The Financial Conduct Authority said Monzo had for several years been unable to carry out proper checks on high-risk customers after it turned off an address verification system in 2019 because too many existing clients would have failed it.

The watchdog, which started reviewing Monzo’s financial risk controls in 2020 and opened a formal investigation in 2021, said on Tuesday that the bank’s checks had not kept pace with its expansion and were “inadequate to counter actual and potential financial crime risks effectively”.

Despite the watchdog imposing a block on Monzo opening new accounts for high-risk customers, the lender had “repeatedly failed to comply with the terms of the requirement” and signed up more than 34,000 high-risk clients between August 2020 and June 2022, the FCA said.

Regulators have stepped up scrutiny of digital banks’ financial crime controls. The FCA fined Starling Bank £29mn last year for its “shockingly lax” screening of higher risk customers.

Announcing the penalty on Tuesday, the FCA said Monzo had “failed to design, implement and maintain adequate customer onboarding, customer risk assessment and transaction monitoring systems to mitigate the risk of financial crime”.

Therese Chambers, FCA joint executive director of enforcement and market oversight, said: “Monzo fell far short of what we, and society, expect.

“Monzo onboarded customers on the basis of limited, and in some cases, obviously implausible information — such as customers using well-known London landmarks as an address,” she said. Among them were Buckingham Palace, 10 Downing Street and Monzo’s own business address.

The bank would have been fined £30mn but received a 30 per cent discount for agreeing to resolve the issues.

Monzo was initially not a member of CIFAS, a national fraud prevention database.
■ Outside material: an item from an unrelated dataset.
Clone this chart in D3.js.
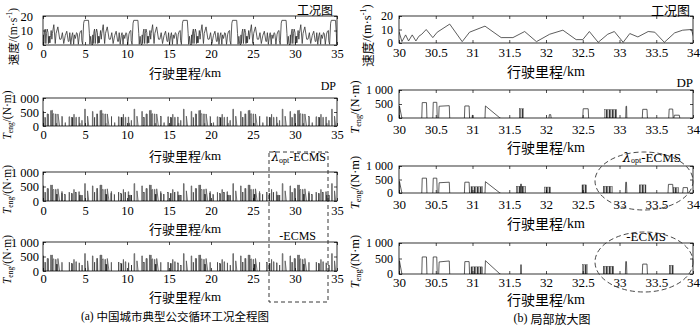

After it signed up in 2020, it found that about 53,600 customers failed CIFAS screening and committed to close over half their accounts.

However, Monzo has since “established and completed a financial crime change programme to remediate and enhance its wider financial crime control framework in line with recommendations made in the independent review”, the FCA said.

Monzo started by offering pre-paid payment cards and expanded rapidly after gaining a banking licence in 2017. It now offers current accounts, business banking, overdrafts, loans and money transfers. It has grown from 250,000 customers in 2017 to more than 12mn personal and business accounts in April 2025.

“The FCA’s findings relate to a historical period that ended three years ago and draw a line under issues that have been resolved and are firmly in the past,” Monzo chief executive TS Anil said.

Anil, who has led the digital bank since 2020, added: “Financial crime is an issue that affects the entire industry.” He said that Monzo “is doing all we can to stop it in its tracks”.